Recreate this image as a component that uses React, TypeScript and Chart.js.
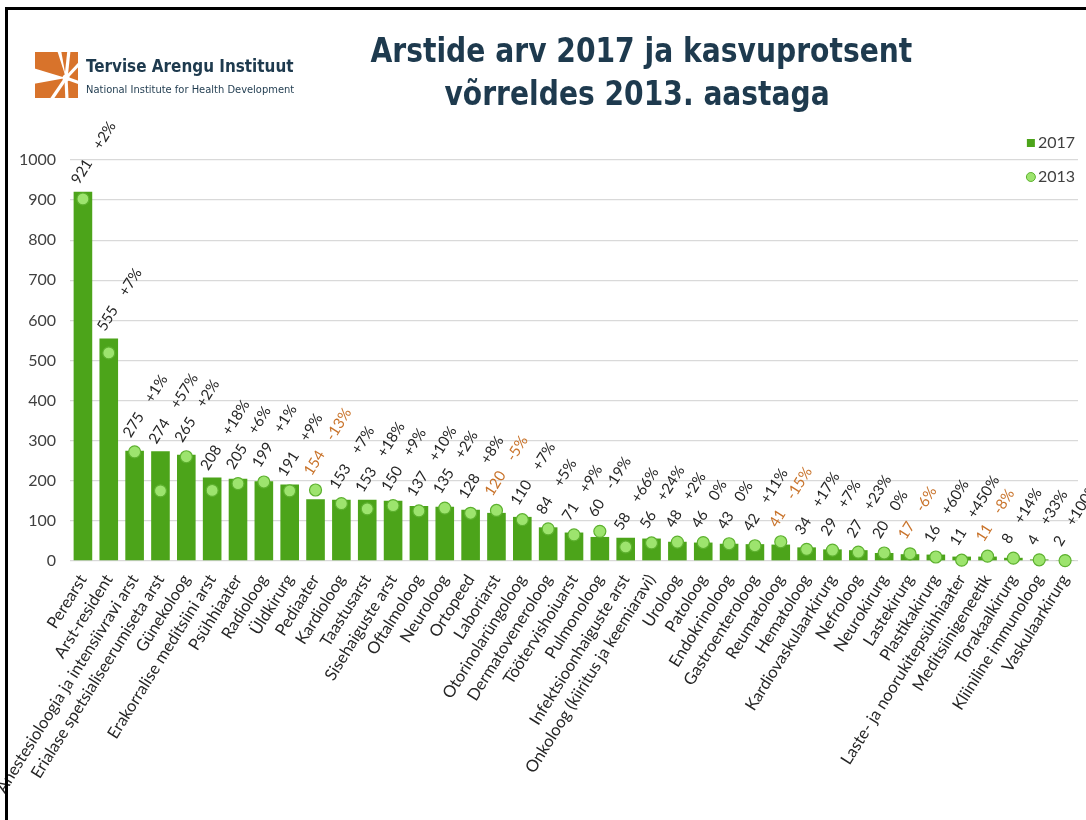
import React, { useEffect, useRef } from 'react';
import { Chart, registerables } from 'chart.js';

Chart.register(...registerables);

const categories = [
  'Perearst',
  'Arst-resident',
  'Anestesioloogia ja intensiivravi arst',
  'Erialase spetsialiseerumiseta arst',
  'Günekoloog',
  'Erakorralise meditsiini arst',
  'Psühhiaater',
  'Radioloog',
  'Üldkirurg',
  'Pediaater',
  'Kardioloog',
  'Taastusarst',
  'Sisehaiguste arst',
  'Oftalmoloog',
  'Neuroloog',
  'Ortopeed',
  'Laboriarst',
  'Otorinolarüngoloog',
  'Dermatoveneroloog',
  'Töötervishoiuarst',
  'Pulmonoloog',
  'Infektsioonhaiguste arst',
  'Onkoloog (kiiritus ja keemiaravi)',
  'Uroloog',
  'Patoloog',
  'Endokrinoloog',
  'Gastroenteroloog',
  'Reumatoloog',
  'Hematoloog',
  'Kardiovaskulaarkirurg',
  'Nefroloog',
  'Neurokirurg',
  'Lastekirurg',
  'Plastikakirurg',
  'Laste- ja noorukitepsühhiaater',
  'Meditsiinigeneetik',
  'Torakaalkirurg',
  'Kliiniline immunoloog',
  'Vaskulaarkirurg',
];

const values2017 = [
  921, 555, 275, 274, 265, 208, 205, 199, 191, 154, 153, 153, 150, 137, 135, 128, 120, 110, 84, 71,
  60, 58, 56, 48, 46, 43, 42, 41, 34, 29, 27, 20, 17, 16, 11, 11, 8, 4, 2,
];

const values2013 = [
  903, 519, 272, 175, 260, 176, 193, 197, 175, 177, 143, 130, 138, 125, 132, 119, 126, 103, 80, 65,
  74, 35, 45, 47, 46, 43, 38, 48, 29, 27, 22, 20, 18, 10, 2, 12, 7, 3, 1,
];

const changeLabels = [
  '+2%', '+7%', '+1%', '+57%', '+2%', '+18%', '+6%', '+1%', '+9%', '-13%', '+7%', '+18%', '+9%',
  '+10%', '+2%', '+8%', '-5%', '+7%', '+5%', '+9%', '-19%', '+66%', '+24%', '+2%', '0%', '0%',
  '+11%', '-15%', '+17%', '+7%', '+23%', '0%', '-6%', '+60%', '+450%', '-8%', '+14%', '+33%', '+100%',
];

const highlightedCategories = ['Pediaater', 'Laboriarst', 'Reumatoloog', 'Lastekirurg', 'Meditsiinigeneetik'];

const legendLabels = ['2017', '2013'];
const yMin = 0;
const yMax = 1000;
const yStep = 100;

const titleLines = ['Arstide arv 2017 ja kasvuprotsent', 'võrreldes 2013. aastaga'];
const logoName = 'Tervise Arengu Instituut';
const logoSub = 'National Institute for Health Development';

const BAR_COLOR = '#4ca41a';
const POINT_FILL = '#9de46e';
const POINT_BORDER = '#5db12f';
const TEXT_DARK = '#262626';
const TEXT_ORANGE = '#c9742c';
const AXIS_TEXT = '#404040';
const TITLE_COLOR = '#1e3a4e';
const LABEL_ANGLE = (58 * Math.PI) / 180;
const FONT = 'Lato, "Noto Sans", sans-serif';

const dataLabelsPlugin = {
  id: 'dataLabels',
  afterDatasetsDraw(chart: any) {
    const { ctx } = chart;
    const x = chart.scales.x;
    const y = chart.scales.y;
    ctx.save();
    ctx.font = `15px ${FONT}`;
    ctx.textBaseline = 'middle';
    ctx.textAlign = 'left';
    categories.forEach((cat, i) => {
      const cx = x.getPixelForValue(i);
      const top = Math.min(y.getPixelForValue(values2017[i]), y.getPixelForValue(values2013[i]) - 7);
      const valueText = String(values2017[i]);
      ctx.fillStyle = highlightedCategories.includes(cat) ? TEXT_ORANGE : TEXT_DARK;
      ctx.save();
      ctx.translate(cx - 8, top - 9);
      ctx.rotate(-LABEL_ANGLE);
      ctx.fillText(valueText, 0, 0);
      const w = ctx.measureText(valueText).width;
      ctx.fillText(changeLabels[i], w + 15, 0);
      ctx.restore();
    });
    ctx.restore();
  },
};

const cornerLegendPlugin = {
  id: 'cornerLegend',
  afterDraw(chart: any) {
    const { ctx, chartArea } = chart;
    const right = chartArea.right - 3;
    const rows = [143, 177];
    ctx.save();
    ctx.font = `16px ${FONT}`;
    ctx.textAlign = 'right';
    ctx.textBaseline = 'middle';
    ctx.fillStyle = AXIS_TEXT;
    ctx.fillText(legendLabels[0], right, rows[0]);
    const w0 = ctx.measureText(legendLabels[0]).width;
    ctx.fillStyle = BAR_COLOR;
    ctx.fillRect(right - w0 - 11, rows[0] - 4, 8, 8);
    ctx.fillStyle = AXIS_TEXT;
    ctx.fillText(legendLabels[1], right, rows[1]);
    const w1 = ctx.measureText(legendLabels[1]).width;
    ctx.beginPath();
    ctx.arc(right - w1 - 7, rows[1], 4.5, 0, Math.PI * 2);
    ctx.fillStyle = POINT_FILL;
    ctx.fill();
    ctx.lineWidth = 1;
    ctx.strokeStyle = POINT_BORDER;
    ctx.stroke();
    ctx.restore();
  },
};

type FitItem = { text: string; left: number; top: number; width: number; size: number; bold: boolean; align: 'center' | 'left'; color: string };

const fitItems: FitItem[] = [
  { text: titleLines[0], left: 641, top: 31.5, width: 542, size: 33, bold: true, align: 'center', color: TITLE_COLOR },
  { text: titleLines[1], left: 637, top: 74.5, width: 385, size: 33, bold: true, align: 'center', color: TITLE_COLOR },
  { text: logoName, left: 86, top: 56.5, width: 208, size: 17, bold: true, align: 'left', color: TITLE_COLOR },
  { text: logoSub, left: 86, top: 78.5, width: 208, size: 10.5, bold: false, align: 'left', color: TITLE_COLOR },
];

function Logo() {
  const c = { x: 66, y: 78 };
  const rays: [number, number][] = [
    [69, 50],
    [80, 63],
    [80, 83],
    [67, 100],
    [51, 100],
  ];
  return (
    <svg width={50} height={52} viewBox="33 50 50 52" style={{ position: 'absolute', left: 33, top: 50 }}>
      <rect x={35} y={52} width={43} height={46} fill="#d8732b" />
      <polygon points={`${c.x},${c.y} 33,68 33,84`} fill="#fff" />
      <polygon points={`${c.x},${c.y} 57,50 61,50`} fill="#fff" />
      {rays.map(([rx, ry], i) => (
        <line key={i} x1={c.x} y1={c.y} x2={rx} y2={ry} stroke="#fff" strokeWidth={3.2} />
      ))}
      <circle cx={c.x} cy={c.y} r={3.5} fill="#fff" />
    </svg>
  );
}

export default function App() {
  const canvasRef = useRef<HTMLCanvasElement>(null);
  const spanRefs = useRef<(HTMLSpanElement | null)[]>([]);

  useEffect(() => {
    if (!canvasRef.current) return;
    let alive = true;
    const chart = new Chart(canvasRef.current, {
      type: 'bar',
      data: {
        labels: categories,
        datasets: [
          {
            type: 'line',
            label: legendLabels[1],
            data: values2013,
            showLine: false,
            pointRadius: 6,
            pointHoverRadius: 6,
            pointBackgroundColor: POINT_FILL,
            pointBorderColor: POINT_BORDER,
            pointBorderWidth: 1.2,
            order: 0,
            clip: false,
          } as any,
          {
            type: 'bar',
            label: legendLabels[0],
            data: values2017,
            backgroundColor: BAR_COLOR,
            borderWidth: 0,
            barPercentage: 0.72,
            categoryPercentage: 1,
            order: 1,
          },
        ],
      },
      options: {
        responsive: false,
        animation: false,
        layout: { padding: { top: 160, right: 8, left: 0, bottom: 0 } },
        plugins: {
          legend: { display: false },
          tooltip: { enabled: false },
          title: { display: false },
        },
        scales: {
          x: {
            grid: { display: false },
            border: { display: false },
            ticks: {
              color: TEXT_DARK,
              font: { family: FONT, size: 16.5 },
              minRotation: 58,
              maxRotation: 58,
              autoSkip: false,
              padding: 2,
            },
            afterFit: (scale: any) => {
              scale.height = 259;
            },
          },
          y: {
            min: yMin,
            max: yMax,
            ticks: {
              stepSize: yStep,
              color: AXIS_TEXT,
              font: { family: FONT, size: 16 },
              padding: 14,
              callback: (v: any) => String(v),
            },
            grid: { color: '#d9d9d9', lineWidth: 1.3, drawTicks: false },
            border: { display: false },
            afterFit: (scale: any) => {
              scale.width = 70;
            },
          },
        },
      } as any,
      plugins: [dataLabelsPlugin, cornerLegendPlugin],
    });

    const fit = () => {
      spanRefs.current.forEach((el, i) => {
        if (!el) return;
        el.style.transform = 'none';
        const w = el.offsetWidth;
        if (w > 0) el.style.transform = `scaleX(${fitItems[i].width / w})`;
      });
    };
    fit();
    const fonts: any = (document as any).fonts;
    if (fonts && fonts.ready) {
      fonts.ready.then(() => {
        if (!alive) return;
        fit();
        chart.update();
      });
    }
    return () => {
      alive = false;
      chart.destroy();
    };
  }, []);

  return (
    <div
      style={{
        position: 'fixed',
        left: 0,
        top: 0,
        width: 1086,
        height: 820,
        overflow: 'hidden',
        background: '#fff',
      }}
    >
      <canvas ref={canvasRef} width={1086} height={820} style={{ position: 'absolute', left: 0, top: 0 }} />
      <Logo />
      {fitItems.map((it, i) => (
        <div
          key={i}
          style={{
            position: 'absolute',
            left: it.align === 'center' ? it.left - 500 : it.left,
            top: it.top,
            width: it.align === 'center' ? 1000 : 400,
            textAlign: it.align,
            whiteSpace: 'nowrap',
          }}
        >
          <span
            ref={(el) => {
              spanRefs.current[i] = el;
            }}
            style={{
              display: 'inline-block',
              fontFamily: '"DejaVu Sans Condensed", "DejaVu Sans", sans-serif',
              fontWeight: it.bold ? 700 : 400,
              fontSize: it.size,
              lineHeight: `${it.size * 1.164}px`,
              color: it.color,
              transformOrigin: it.align === 'center' ? 'center' : 'left',
            }}
          >
            {it.text}
          </span>
        </div>
      ))}
      <div
        style={{
          position: 'absolute',
          left: 5,
          top: 7,
          width: 1200,
          height: 900,
          borderTop: '3px solid #000',
          borderLeft: '3px solid #000',
          pointerEvents: 'none',
        }}
      />
    </div>
  );
}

--

● OBJECTIVE
Read through the data and copy every line where "React" shows up.

● ANSWER TO THIS EXERCISE
Recreate this image as a component that uses React, TypeScript and Chart.js.
import React, { useEffect, useRef } from 'react';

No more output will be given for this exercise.